FWIW, the four track recorders started getting used on non-classical
records at EMI in late 1963.
Joe Nelson
-------------------[ archived by Spectropop ]-------------------
Message: 4
Date: Sat, 08 May 2004 10:34:04 +0100
From: S'pop Team
Subject: Barney Kessel, R.I.P.
>From The New York Times, May 8, 2004
Barney Kessel, 80, a Guitarist With Legends of Jazz, Dies
By PETER KEEPNEWS
Barney Kessel, a guitarist who was both a celebrated jazz soloist
and a ubiquitous but anonymous studio musician, died on Thursday
at his home in San Diego. He was 80.
The cause was brain cancer, said his wife, Phyllis. Mr. Kessel had
been inactive since a stroke in 1992, and he learned in 2001 that
he had inoperable cancer.
By the mid-1950's Mr. Kessel was one of the most popular guitarists
in jazz, a perennial winner of music magazine polls and a sideman
whose résumé included work with Charlie Parker, Billie Holiday, Art
Tatum and countless others. But he still found it hard to pay his
bills, so he began a second career in the studios, which came to
dominate his professional life until he decided to return to jazz
full time in the 1970's.
He was born in Muskogee, Okla., on Oct. 17, 1923, and began his
professional career there at 14 as the only white musician in an
otherwise all-black dance band.
Mr. Kessel initially modeled his style closely on that of the
pioneering electric guitarist Charlie Christian, a fellow Oklahoman,
and he continued to regard Christian as his main influence.
But when he had the opportunity to play with Christian at a jam
session, he told The New York Times in 1991, the experience inspired
him to develop a style of his own.
"I realized that I had been methodically lifting his ideas from
records," Mr. Kessel said. "What was I going to play? All I knew was
his stuff. There were two guys playing like Charlie Christian. I knew
I had to find myself."
With Christian's encouragement, Mr. Kessel moved to Los Angeles in
1942 and was soon on the road with a band fronted by the comedian
Chico Marx.
Over the next few years he worked with the big bands of Artie Shaw,
Charlie Barnet and Benny Goodman, establishing a reputation as one of
the most versatile and reliable guitarists on the West Coast.
He soon began working regularly as a sideman for the record producer
Norman Granz, and in 1944 he was one of the many musicians featured
in "Jammin' the Blues," the acclaimed short jazz film produced by
Granz and directed by the photographer Gjon Mili. (In a strange echo
of his first job, Mr. Kessel was the only white musician in that film;
all that was clearly visible of him were his hands, which were dyed
black.)
Mr. Kessel's profile in the jazz world continued to grow in the 1950's.
In 1952 he joined the pianist Oscar Peterson's trio and toured with
Granz's all-star Jazz at the Philharmonic aggregation.
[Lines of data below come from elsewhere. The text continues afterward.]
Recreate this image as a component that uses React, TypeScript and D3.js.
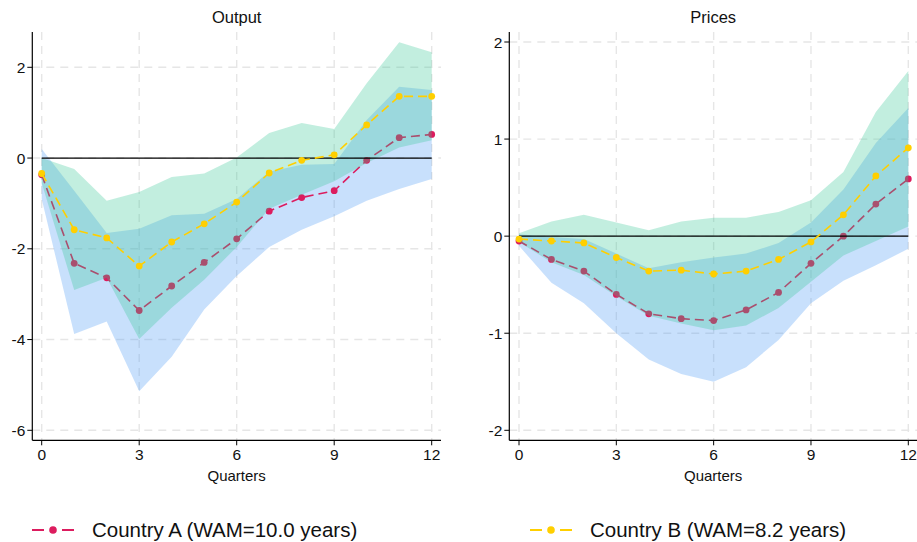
import React from "react";
import * as d3 from "d3";

// quarters on the horizon
const quarters = [0, 1, 2, 3, 4, 5, 6, 7, 8, 9, 10, 11, 12];
const xTicks = [0, 3, 6, 9, 12];

// Output panel
const outputA = [-0.37, -2.32, -2.64, -3.36, -2.82, -2.3, -1.78, -1.17, -0.87, -0.72, -0.05, 0.45, 0.52];
const outputALo = [-0.9, -3.88, -3.6, -5.14, -4.38, -3.34, -2.6, -1.96, -1.58, -1.28, -0.94, -0.68, -0.46];
const outputAHi = [0.2, -0.72, -1.65, -1.56, -1.26, -1.23, -0.9, -0.3, -0.15, -0.13, 0.84, 1.57, 1.5];
const outputB = [-0.34, -1.58, -1.76, -2.38, -1.85, -1.45, -0.97, -0.33, -0.05, 0.07, 0.73, 1.36, 1.36];
const outputBLo = [-0.55, -2.91, -2.64, -3.99, -3.3, -2.68, -1.96, -1.12, -0.81, -0.51, -0.11, 0.23, 0.39];
const outputBHi = [0.0, -0.24, -0.94, -0.75, -0.42, -0.34, 0.01, 0.55, 0.77, 0.64, 1.65, 2.55, 2.33];
const outputTicks = [-6, -4, -2, 0, 2];

// Prices panel
const pricesA = [-0.05, -0.24, -0.36, -0.6, -0.8, -0.85, -0.87, -0.76, -0.58, -0.28, 0.0, 0.33, 0.59];
const pricesALo = [-0.1, -0.48, -0.69, -1.0, -1.27, -1.42, -1.5, -1.35, -1.07, -0.69, -0.46, -0.3, -0.13];
const pricesAHi = [0.02, -0.01, -0.03, -0.18, -0.33, -0.27, -0.22, -0.18, -0.07, 0.14, 0.48, 0.96, 1.32];
const pricesB = [-0.03, -0.05, -0.07, -0.22, -0.36, -0.35, -0.39, -0.36, -0.24, -0.06, 0.22, 0.62, 0.91];
const pricesBLo = [-0.06, -0.27, -0.4, -0.62, -0.82, -0.9, -0.97, -0.92, -0.74, -0.47, -0.2, -0.05, 0.1];
const pricesBHi = [0.03, 0.15, 0.22, 0.14, 0.06, 0.15, 0.19, 0.19, 0.25, 0.37, 0.66, 1.28, 1.7];
const pricesTicks = [-2, -1, 0, 1, 2];

const seriesNames = ["Country A (WAM=10.0 years)", "Country B (WAM=8.2 years)"];

const colA = "#dc1c5e";
const colB = "#ffcf00";
const bandA = "rgb(72,152,245)";
const bandB = "rgb(52,198,148)";
const font = "'Liberation Sans', Arial, sans-serif";

type PanelProps = {
  title: string;
  x0: number; x1: number; // axis extent
  xq0: number; xq12: number; // positions of quarter 0 and 12
  yTop: number; yBottom: number;
  yDom: [number, number]; yRange: [number, number];
  ticks: number[];
  a: number[]; aLo: number[]; aHi: number[];
  b: number[]; bLo: number[]; bHi: number[];
};

function Panel(p: PanelProps) {
  const x = d3.scaleLinear().domain([0, 12]).range([p.xq0, p.xq12]);
  const y = d3.scaleLinear().domain(p.yDom).range(p.yRange);
  const area = (lo: number[], hi: number[]) =>
    d3.area<number>().x((d) => x(d)).y0((d, i) => y(lo[i])).y1((d, i) => y(hi[i]))(quarters) || "";
  const line = (v: number[]) => d3.line<number>().x((d) => x(d)).y((d, i) => y(v[i]))(quarters) || "";
  const grid = "#e6e6e6";
  return (
    <g>
      <text x={(p.x0 + p.x1) / 2} y={23} textAnchor="middle" fontSize={16.5} fontFamily={font} fill="#111">
        {p.title}
      </text>
      {xTicks.map((t) => (
        <line key={"gx" + t} x1={x(t)} x2={x(t)} y1={p.yTop} y2={p.yBottom} stroke={grid} strokeWidth={1.4} strokeDasharray="8,6" />
      ))}
      {p.ticks.map((t) => (
        <line key={"gy" + t} x1={p.x0} x2={p.x1} y1={y(t)} y2={y(t)} stroke={grid} strokeWidth={1.4} strokeDasharray="8,6" />
      ))}
      <path d={area(p.aLo, p.aHi)} fill={bandA} fillOpacity={0.3} />
      <path d={line(p.a)} fill="none" stroke={colA} strokeWidth={1.6} strokeDasharray="9,5" />
      {quarters.map((q, i) => (
        <circle key={"ma" + q} cx={x(q)} cy={y(p.a[i])} r={3.4} fill={colA} />
      ))}
      <path d={area(p.bLo, p.bHi)} fill={bandB} fillOpacity={0.3} />
      <line x1={x(0)} x2={x(12)} y1={y(0)} y2={y(0)} stroke="#000" strokeWidth={1.3} />
      <path d={line(p.b)} fill="none" stroke={colB} strokeWidth={1.6} strokeDasharray="9,5" />
      {quarters.map((q, i) => (
        <circle key={"mb" + q} cx={x(q)} cy={y(p.b[i])} r={3.4} fill={colB} />
      ))}
      {/* axes */}
      <line x1={p.x0} x2={p.x0} y1={p.yTop} y2={p.yBottom} stroke="#000" strokeWidth={1.2} />
      <line x1={p.x0} x2={p.x1} y1={p.yBottom} y2={p.yBottom} stroke="#000" strokeWidth={1.2} />
      {p.ticks.map((t) => (
        <g key={"ty" + t}>
          <line x1={p.x0 - 5} x2={p.x0} y1={y(t)} y2={y(t)} stroke="#000" strokeWidth={1} />
          <text x={p.x0 - 7} y={y(t)} dy="0.36em" textAnchor="end" fontSize={15.5} fontFamily={font} fill="#111">
            {t}
          </text>
        </g>
      ))}
      {xTicks.map((t) => (
        <g key={"tx" + t}>
          <line x1={x(t)} x2={x(t)} y1={p.yBottom} y2={p.yBottom + 5} stroke="#000" strokeWidth={1} />
          <text x={x(t)} y={p.yBottom + 20} textAnchor="middle" fontSize={15.5} fontFamily={font} fill="#111">
            {t}
          </text>
        </g>
      ))}
      <text x={(p.x0 + p.x1) / 2} y={p.yBottom + 41} textAnchor="middle" fontSize={15} fontFamily={font} fill="#111">
        Quarters
      </text>
    </g>
  );
}

function LegendItem({ x, color, label }: { x: number; color: string; label: string }) {
  const yy = 530;
  return (
    <g>
      <line x1={x} x2={x + 42} y1={yy} y2={yy} stroke={color} strokeWidth={2} strokeDasharray="12,18" />
      <circle cx={x + 21} cy={yy} r={3.8} fill={color} />
      <text x={x + 60} y={yy} dy="0.36em" fontSize={20.5} fontFamily={font} fill="#111">
        {label}
      </text>
    </g>
  );
}

export default function App() {
  return (
    <svg width={917} height={542} style={{ position: "absolute", left: 0, top: 0, background: "#fff" }}>
      <rect width={917} height={542} fill="#fff" />
      <Panel
        title="Output"
        x0={32.3} x1={441} xq0={41.7} xq12={431.7}
        yTop={32} yBottom={440.3}
        yDom={[-6, 2]} yRange={[430.3, 67.3]}
        ticks={outputTicks}
        a={outputA} aLo={outputALo} aHi={outputAHi}
        b={outputB} bLo={outputBLo} bHi={outputBHi}
      />
      <Panel
        title="Prices"
        x0={509.3} x1={917} xq0={519} xq12={908.3}
        yTop={32} yBottom={440.3}
        yDom={[-2, 2]} yRange={[430.3, 42]}
        ticks={pricesTicks}
        a={pricesA} aLo={pricesALo} aHi={pricesAHi}
        b={pricesB} bLo={pricesBLo} bHi={pricesBHi}
      />
      <LegendItem x={32} color={colA} label={seriesNames[0]} />
      <LegendItem x={530} color={colB} label={seriesNames[1]} />
    </svg>
  );
}
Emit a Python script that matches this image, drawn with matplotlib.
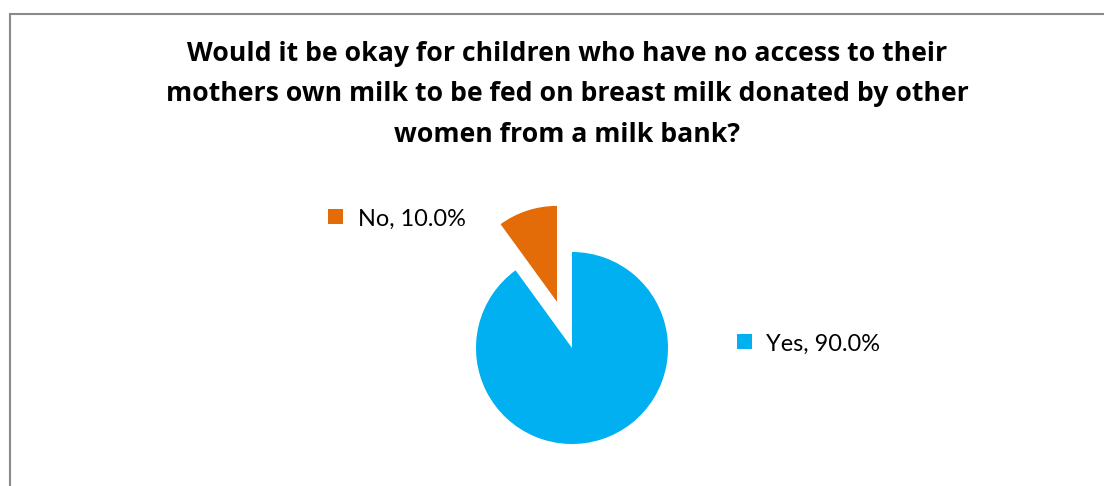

The next year he began his recording career as a leader with the first
of a series of small-group albums for the Los Angeles-based
Contemporary label.
Within a few years he had also become a fixture in Hollywood's
recording studios. In this parallel career he could be heard on movie
and television soundtracks and in television and radio commercials as
well as on records by everyone from the Beach Boys to Liberace to Frank
Sinatra.
In 1973 he joined forces with his fellow jazz guitarists Herb Ellis and
Charlie Byrd to form the group Great Guitars. In 1983 at 59 he made his
New York nightclub debut as a leader.
In addition to his wife, Mr. Kessel is survived by two sons from a
previous marriage: Dan, of Hemet, Calif., and David, of Pacific Grove,
Calif. Also surviving are three stepchildren: Christian Wand, of Los
Angeles; Colette Wand Wirtschafter, of Marysville, Calif.; and Cleo
Dougherty, of Boonton, N.J.; and five grandchildren.